Sound and Sight
New Mexico music licensing company Masterscape, Inc. helps artists make money
Meeting an Albuquerque musician who makes more than $50 at an average show nowadays is rarer than sighting the elusive yeti, and as most can tell you, earning a respectable sum via song is almost unheard of. Almost.
Imagine a world where you, the independent musician, actually get paid for your efforts. It's possible without shacking up with a major record label or gaining recognition from the national press (neither appreciate your talent anyway). You don't even have to call New York or Los Angeles to get the ball rolling. But you will have to talk to Tom Frouge and Michael Davenport.
The two globe-trotting New Mexicans have worked in the music industry for decades. Frouge is a world and roots music enthusiast, a former executive at labels Putumayo and Triloka and co-creator of the ¡Globalquerque! festival. He's worked in almost every corner of the music business, and he currently owns and operates a management company called Avokado Artists. Meanwhile, Davenport has worked with names like Santana, Ozzy, Emerson, Lake and Palmer. He’s received more than 150 gold and platinum awards for his participation on records by Guns N’ Roses and David Bowie, and for movie soundtracks such as 8 Mile, American Pie, Spawn and South Park. He also owns and operates a music management company called Expressive Artists.
In addition to the many feathers in the duo’s respective caps, together they own Masterscape, Inc., a pre-cleared music master catalog company formed last year. In layman's terms this means they have a bunch of hand-selected music ready to be placed in film, television, video games and commercials. And they might want your music, too.
"It's not about what we like, genre-wise—it's really about how good it is," says Frouge. "It's like what Duke Ellington said, 'There's only two kinds of music—good and bad.' ” Frouge and Davenport don't scrutinize the material so much as judge the production, which must be high quality in order to meet mainstream media standards. If you've got a good recording (from yesterday or years ago) and can prove you own the publishing rights—no sampling unless you have permission—your foot's in the door. "At any given moment it could be absolutely anything that someone might want," says Davenport. The more diverse the catalog is, the better chance of placement, making money for artists and Masterscape, Inc. and completing the circle of life.

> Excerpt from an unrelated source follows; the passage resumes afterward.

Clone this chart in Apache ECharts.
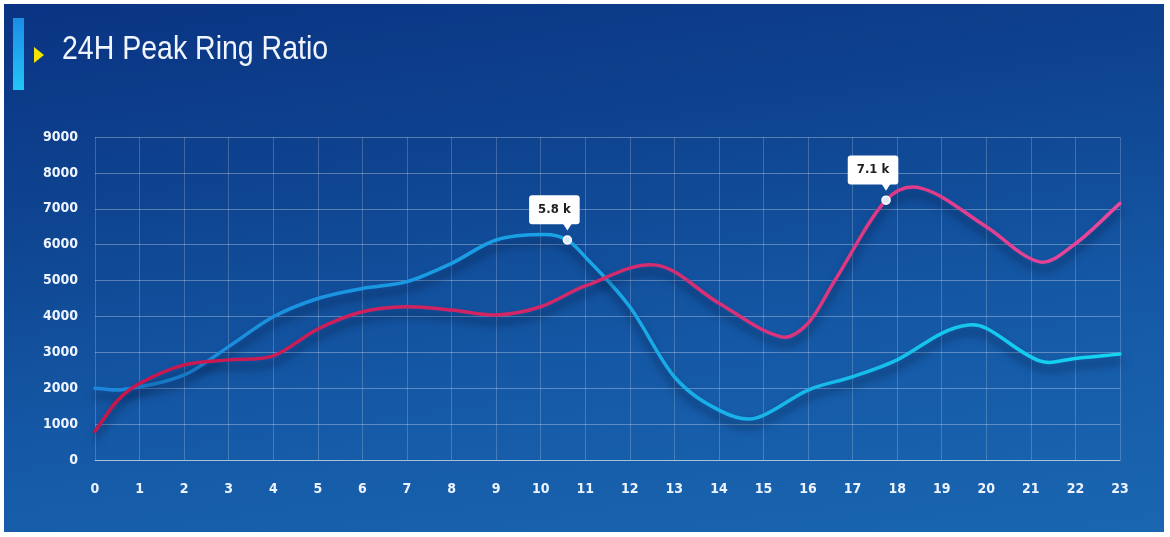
<!DOCTYPE html>
<html>
<head>
<meta charset="utf-8">
<script src="https://cdn.jsdelivr.net/npm/echarts@6/dist/echarts.min.js"></script>
<style>
  html, body { margin: 0; padding: 0; background: #ffffff; }
  #wrap { position: relative; width: 1170px; height: 537px; overflow: hidden; background: #ffffff; }
  #panel {
    position: absolute; left: 4px; top: 4px; width: 1160px; height: 528px;
    background: linear-gradient(172deg, #0a3483 0%, #0e438f 30%, #1559a6 65%, #1a66b1 100%);
  }
  #chart { position: absolute; left: 0; top: 0; width: 1170px; height: 537px; }
</style>
</head>
<body>
<div id="wrap">
  <div id="panel"></div>
  <div id="chart"></div>
</div>
<script>
// ---- data (hour, value) ----
var chartTitle = '24H Peak Ring Ratio';
var blueHours  = [0, 0.6, 2, 3, 4, 5, 6, 7, 8, 9, 10.1, 10.6, 11, 12, 13, 14, 14.8, 16, 17, 18, 19, 19.6, 20, 21.2, 22, 23];
var blueValues = [2000, 1960, 2370, 3160, 3990, 4500, 4780, 4970, 5480, 6130, 6280, 6130, 5660, 4270, 2320, 1390, 1160, 1950, 2320, 2790, 3530, 3760, 3670, 2760, 2830, 2950];
var redHours   = [0, 0.5, 1, 2, 3, 4, 5, 6, 7, 8, 9, 10, 11, 12.6, 14, 15.4, 16, 16.6, 17.75, 18.55, 20, 21.2, 22, 23];
var redValues  = [800, 1650, 2130, 2650, 2790, 2900, 3650, 4130, 4270, 4180, 4040, 4270, 4850, 5430, 4370, 3430, 3810, 5000, 7240, 7570, 6500, 5520, 6030, 7150];
var xRange = [0, 23];
var yRange = [0, 9000];
var highlightHours  = [10.6, 17.75];
var highlightValues = [6130, 7240];
var highlightTexts  = ['5.8 k', '7.1 k'];

function pairs(xs, vals) { return xs.map(function (h, i) { return [h, vals[i]]; }); }

var labelFont = "'DejaVu Sans Condensed', 'DejaVu Sans', sans-serif";

// smooth curve (cardinal / Catmull-Rom, x-based) through points mapped by the chart's own scales
function splineRenderer(xs, vals, strokeColor) {
  return function (params, api) {
    if (params.dataIndex !== 0) return null;
    var p = xs.map(function (h, i) { return api.coord([h, vals[i]]); });
    var n = p.length;
    var m = [];
    for (var i = 0; i < n; i++) {
      var a = p[Math.max(i - 1, 0)], b = p[Math.min(i + 1, n - 1)];
      m.push((b[1] - a[1]) / (b[0] - a[0]));
    }
    var d = 'M' + p[0][0] + ' ' + p[0][1];
    for (var j = 0; j < n - 1; j++) {
      var dx = (p[j + 1][0] - p[j][0]) / 3;
      d += ' C' + (p[j][0] + dx) + ' ' + (p[j][1] + m[j] * dx) + ' ' +
           (p[j + 1][0] - dx) + ' ' + (p[j + 1][1] - m[j + 1] * dx) + ' ' +
           p[j + 1][0] + ' ' + p[j + 1][1];
    }
    return {
      type: 'path',
      shape: { pathData: d },
      style: {
        fill: 'none', stroke: strokeColor, lineWidth: 3.5, lineCap: 'round', lineJoin: 'round',
        shadowColor: 'rgba(0,10,40,0.55)', shadowBlur: 8, shadowOffsetY: 7
      }
    };
  };
}

var blueStroke = new echarts.graphic.LinearGradient(0, 0, 1, 0, [
  { offset: 0, color: '#1b86dc' }, { offset: 0.5, color: '#19a6e6' }, { offset: 1, color: '#14d6f0' }]);
var redStroke = new echarts.graphic.LinearGradient(0, 0, 1, 0, [
  { offset: 0, color: '#c8154a' }, { offset: 0.5, color: '#d42a6c' }, { offset: 1, color: '#e8479c' }]);

var highlightData = highlightHours.map(function (h, i) { return [h, highlightValues[i], highlightTexts[i]]; });

var chart = echarts.init(document.getElementById('chart'), null, { renderer: 'canvas' });
chart.setOption({
  backgroundColor: 'transparent',
  animation: false,
  graphic: [
    {
      type: 'rect', left: 13, top: 18, z: 10,
      shape: { width: 11, height: 72 },
      style: { fill: new echarts.graphic.LinearGradient(0, 0, 0, 1, [
        { offset: 0, color: '#1b8de6' }, { offset: 1, color: '#22c6f6' }]) }
    },
    {
      type: 'polygon', z: 10,
      shape: { points: [[34, 47], [44, 55], [34, 63]] },
      style: { fill: '#f5e400' }
    },
    {
      type: 'text', z: 10, x: 62, y: 50, scaleY: 1.16, originX: 0, originY: 0,
      style: {
        text: chartTitle, fill: '#f0f5ff',
        font: "normal 28.5px 'Liberation Sans', Arial, sans-serif",
        textAlign: 'left', textVerticalAlign: 'middle', verticalAlign: 'middle'
      }
    }
  ],
  grid: { left: 95, right: 50, top: 137, bottom: 77, containLabel: false },
  xAxis: {
    type: 'value', min: xRange[0], max: xRange[1], interval: 1,
    axisLine: { show: true, lineStyle: { color: 'rgba(255,255,255,0.45)', width: 1 } },
    axisTick: { show: false },
    splitLine: { show: true, lineStyle: { color: 'rgba(255,255,255,0.2)', width: 1 } },
    axisLabel: { color: '#eef4ff', fontSize: 14, margin: 22, fontFamily: labelFont, fontWeight: 'bold' }
  },
  yAxis: {
    type: 'value', min: yRange[0], max: yRange[1], interval: 1000,
    axisLine: { show: false },
    axisTick: { show: false },
    splitLine: { show: true, lineStyle: { color: 'rgba(255,255,255,0.3)', width: 1 } },
    axisLabel: { color: '#eef4ff', fontSize: 14, margin: 17, fontFamily: labelFont, fontWeight: 'bold',
      formatter: function (v) { return String(v); } }
  },
  series: [
    {
      name: 'A', type: 'custom', z: 3, silent: true, clip: false,
      encode: { x: 0, y: 1 },
      data: pairs(blueHours, blueValues),
      renderItem: splineRenderer(blueHours, blueValues, blueStroke)
    },
    {
      name: 'B', type: 'custom', z: 3, silent: true, clip: false,
      encode: { x: 0, y: 1 },
      data: pairs(redHours, redValues),
      renderItem: splineRenderer(redHours, redValues, redStroke)
    },
    {
      name: 'pointer', type: 'scatter', z: 5, silent: true,
      data: highlightData,
      symbol: 'triangle', symbolRotate: 180, symbolSize: [9, 7], symbolOffset: [0, -13],
      itemStyle: { color: '#ffffff', opacity: 1 }
    },
    {
      name: 'peak', type: 'scatter', z: 6, silent: true,
      data: highlightData,
      symbol: 'circle', symbolSize: 8,
      itemStyle: { color: '#dce8f6', borderColor: '#ffffff', borderWidth: 1.5, opacity: 1 },
      label: {
        show: true, position: 'top', distance: 11, offset: [-13, 0],
        formatter: function (p) { return p.value[2]; },
        backgroundColor: '#ffffff', borderRadius: 3, padding: [7, 9, 7, 9],
        color: '#1e1e1e', fontSize: 13, fontWeight: 'bold', lineHeight: 15,
        fontFamily: "'DejaVu Sans Condensed', 'DejaVu Sans', sans-serif"
      }
    }
  ]
});
</script>
</body>
</html>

So how do you get considered? Educate yourself and get your ducks in a row. Register with ASCAP, BMI or SESAC—performing rights organizations that collect royalties on behalf of writers and publishers—ensuring you own your master recordings and compositions. Online, these organizations provide a wealth of information. "If someone takes 10 minutes to review their websites, they'll understand how licensing works," says Davenport.
In addition to creating a symbiosis between film and music with a catalog from around the world, Frouge and Davenport have an affinity for music made here at home. "New Mexico has become a force in the film and television industry," says Davenport, "and we now have an opportunity to expose New Mexicans’ music to the world through these mediums."